- [Given instruction]:
The records below must be output exactly, without pictures.

— Start Dataset records —

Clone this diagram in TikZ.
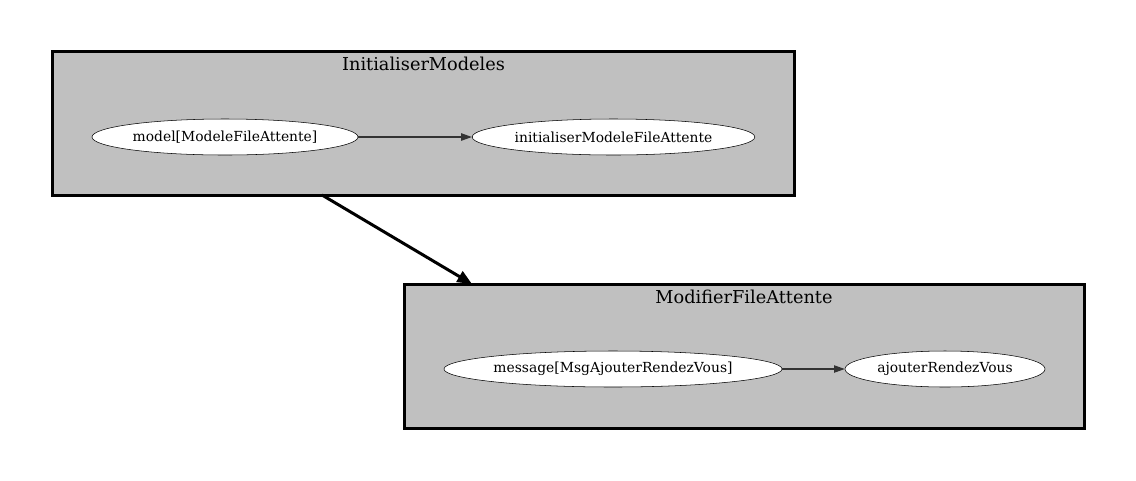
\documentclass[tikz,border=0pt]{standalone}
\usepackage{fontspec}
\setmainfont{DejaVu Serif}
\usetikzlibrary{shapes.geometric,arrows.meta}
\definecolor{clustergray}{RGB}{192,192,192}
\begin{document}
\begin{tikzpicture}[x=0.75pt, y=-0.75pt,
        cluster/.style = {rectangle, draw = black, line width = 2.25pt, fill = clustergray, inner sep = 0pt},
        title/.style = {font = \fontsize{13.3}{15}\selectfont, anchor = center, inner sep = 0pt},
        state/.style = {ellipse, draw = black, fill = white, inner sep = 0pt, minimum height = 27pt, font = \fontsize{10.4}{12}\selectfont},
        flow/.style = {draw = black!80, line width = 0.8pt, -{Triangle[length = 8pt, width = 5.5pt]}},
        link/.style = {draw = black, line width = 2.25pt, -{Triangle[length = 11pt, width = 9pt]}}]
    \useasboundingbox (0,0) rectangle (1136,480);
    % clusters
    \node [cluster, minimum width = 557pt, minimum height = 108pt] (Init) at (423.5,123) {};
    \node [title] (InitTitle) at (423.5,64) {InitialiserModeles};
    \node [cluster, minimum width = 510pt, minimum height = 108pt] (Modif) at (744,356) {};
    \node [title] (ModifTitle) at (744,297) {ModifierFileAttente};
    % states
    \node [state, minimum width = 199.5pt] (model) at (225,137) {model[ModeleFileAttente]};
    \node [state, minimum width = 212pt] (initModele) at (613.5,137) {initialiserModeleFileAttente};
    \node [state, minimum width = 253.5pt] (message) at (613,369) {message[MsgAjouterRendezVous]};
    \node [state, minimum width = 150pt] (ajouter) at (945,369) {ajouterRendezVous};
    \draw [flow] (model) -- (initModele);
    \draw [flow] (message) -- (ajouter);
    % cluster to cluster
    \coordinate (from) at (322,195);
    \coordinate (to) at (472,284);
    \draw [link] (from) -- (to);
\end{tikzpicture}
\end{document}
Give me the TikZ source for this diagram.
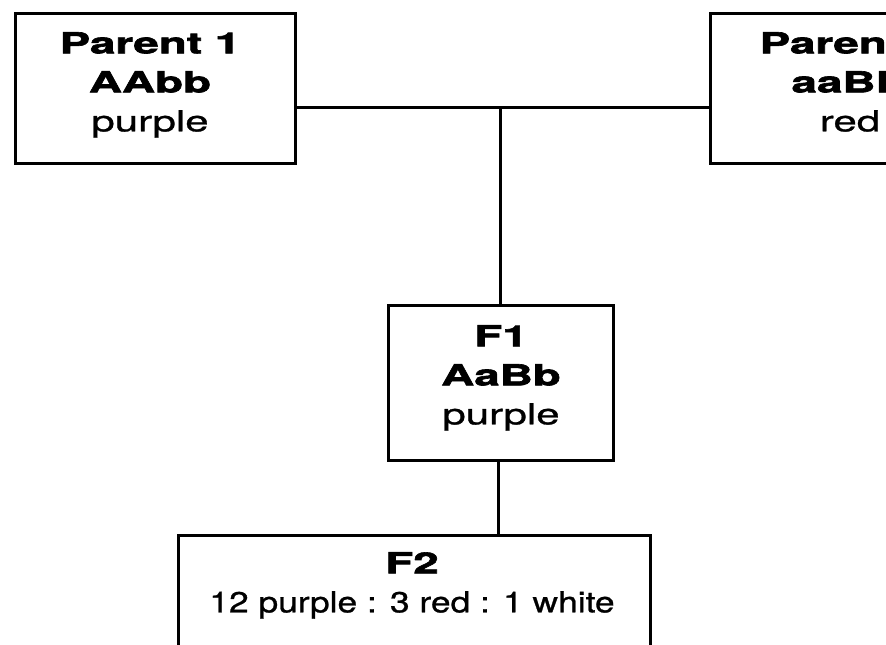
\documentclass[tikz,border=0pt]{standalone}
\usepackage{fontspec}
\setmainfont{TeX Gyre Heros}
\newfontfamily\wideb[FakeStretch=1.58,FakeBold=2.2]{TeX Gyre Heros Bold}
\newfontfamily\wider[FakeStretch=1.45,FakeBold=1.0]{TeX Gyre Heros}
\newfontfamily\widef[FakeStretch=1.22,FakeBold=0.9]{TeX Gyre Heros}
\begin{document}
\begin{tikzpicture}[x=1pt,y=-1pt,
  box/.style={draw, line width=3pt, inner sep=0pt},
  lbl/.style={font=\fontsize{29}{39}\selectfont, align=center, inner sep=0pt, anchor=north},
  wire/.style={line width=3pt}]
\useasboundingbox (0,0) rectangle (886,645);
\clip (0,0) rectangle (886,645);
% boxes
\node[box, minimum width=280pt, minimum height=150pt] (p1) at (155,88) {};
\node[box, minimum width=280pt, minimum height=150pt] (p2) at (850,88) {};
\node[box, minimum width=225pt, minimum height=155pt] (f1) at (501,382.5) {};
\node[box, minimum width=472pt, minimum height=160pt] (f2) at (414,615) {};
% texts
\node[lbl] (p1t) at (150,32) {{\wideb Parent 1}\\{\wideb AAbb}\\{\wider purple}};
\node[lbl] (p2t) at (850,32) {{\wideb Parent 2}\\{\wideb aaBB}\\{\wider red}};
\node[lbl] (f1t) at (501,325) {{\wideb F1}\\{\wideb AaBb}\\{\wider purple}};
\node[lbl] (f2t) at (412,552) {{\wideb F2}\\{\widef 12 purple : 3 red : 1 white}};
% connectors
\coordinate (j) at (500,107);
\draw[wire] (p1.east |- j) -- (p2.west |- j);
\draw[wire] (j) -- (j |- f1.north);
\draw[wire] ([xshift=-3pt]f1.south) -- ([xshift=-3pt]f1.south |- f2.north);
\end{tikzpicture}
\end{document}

— End Dataset records —

- [The solution]:
Clone this diagram in TikZ.
\documentclass[tikz,border=0pt]{standalone}
\usepackage{fontspec}
\setmainfont{DejaVu Serif}
\usetikzlibrary{shapes.geometric,arrows.meta}
\definecolor{clustergray}{RGB}{192,192,192}
\begin{document}
\begin{tikzpicture}[x=0.75pt, y=-0.75pt,
        cluster/.style = {rectangle, draw = black, line width = 2.25pt, fill = clustergray, inner sep = 0pt},
        title/.style = {font = \fontsize{13.3}{15}\selectfont, anchor = center, inner sep = 0pt},
        state/.style = {ellipse, draw = black, fill = white, inner sep = 0pt, minimum height = 27pt, font = \fontsize{10.4}{12}\selectfont},
        flow/.style = {draw = black!80, line width = 0.8pt, -{Triangle[length = 8pt, width = 5.5pt]}},
        link/.style = {draw = black, line width = 2.25pt, -{Triangle[length = 11pt, width = 9pt]}}]
    \useasboundingbox (0,0) rectangle (1136,480);
    % clusters
    \node [cluster, minimum width = 557pt, minimum height = 108pt] (Init) at (423.5,123) {};
    \node [title] (InitTitle) at (423.5,64) {InitialiserModeles};
    \node [cluster, minimum width = 510pt, minimum height = 108pt] (Modif) at (744,356) {};
    \node [title] (ModifTitle) at (744,297) {ModifierFileAttente};
    % states
    \node [state, minimum width = 199.5pt] (model) at (225,137) {model[ModeleFileAttente]};
    \node [state, minimum width = 212pt] (initModele) at (613.5,137) {initialiserModeleFileAttente};
    \node [state, minimum width = 253.5pt] (message) at (613,369) {message[MsgAjouterRendezVous]};
    \node [state, minimum width = 150pt] (ajouter) at (945,369) {ajouterRendezVous};
    \draw [flow] (model) -- (initModele);
    \draw [flow] (message) -- (ajouter);
    % cluster to cluster
    \coordinate (from) at (322,195);
    \coordinate (to) at (472,284);
    \draw [link] (from) -- (to);
\end{tikzpicture}
\end{document}
Give me the TikZ source for this diagram.
\documentclass[tikz,border=0pt]{standalone}
\usepackage{fontspec}
\setmainfont{TeX Gyre Heros}
\newfontfamily\wideb[FakeStretch=1.58,FakeBold=2.2]{TeX Gyre Heros Bold}
\newfontfamily\wider[FakeStretch=1.45,FakeBold=1.0]{TeX Gyre Heros}
\newfontfamily\widef[FakeStretch=1.22,FakeBold=0.9]{TeX Gyre Heros}
\begin{document}
\begin{tikzpicture}[x=1pt,y=-1pt,
  box/.style={draw, line width=3pt, inner sep=0pt},
  lbl/.style={font=\fontsize{29}{39}\selectfont, align=center, inner sep=0pt, anchor=north},
  wire/.style={line width=3pt}]
\useasboundingbox (0,0) rectangle (886,645);
\clip (0,0) rectangle (886,645);
% boxes
\node[box, minimum width=280pt, minimum height=150pt] (p1) at (155,88) {};
\node[box, minimum width=280pt, minimum height=150pt] (p2) at (850,88) {};
\node[box, minimum width=225pt, minimum height=155pt] (f1) at (501,382.5) {};
\node[box, minimum width=472pt, minimum height=160pt] (f2) at (414,615) {};
% texts
\node[lbl] (p1t) at (150,32) {{\wideb Parent 1}\\{\wideb AAbb}\\{\wider purple}};
\node[lbl] (p2t) at (850,32) {{\wideb Parent 2}\\{\wideb aaBB}\\{\wider red}};
\node[lbl] (f1t) at (501,325) {{\wideb F1}\\{\wideb AaBb}\\{\wider purple}};
\node[lbl] (f2t) at (412,552) {{\wideb F2}\\{\widef 12 purple : 3 red : 1 white}};
% connectors
\coordinate (j) at (500,107);
\draw[wire] (p1.east |- j) -- (p2.west |- j);
\draw[wire] (j) -- (j |- f1.north);
\draw[wire] ([xshift=-3pt]f1.south) -- ([xshift=-3pt]f1.south |- f2.north);
\end{tikzpicture}
\end{document}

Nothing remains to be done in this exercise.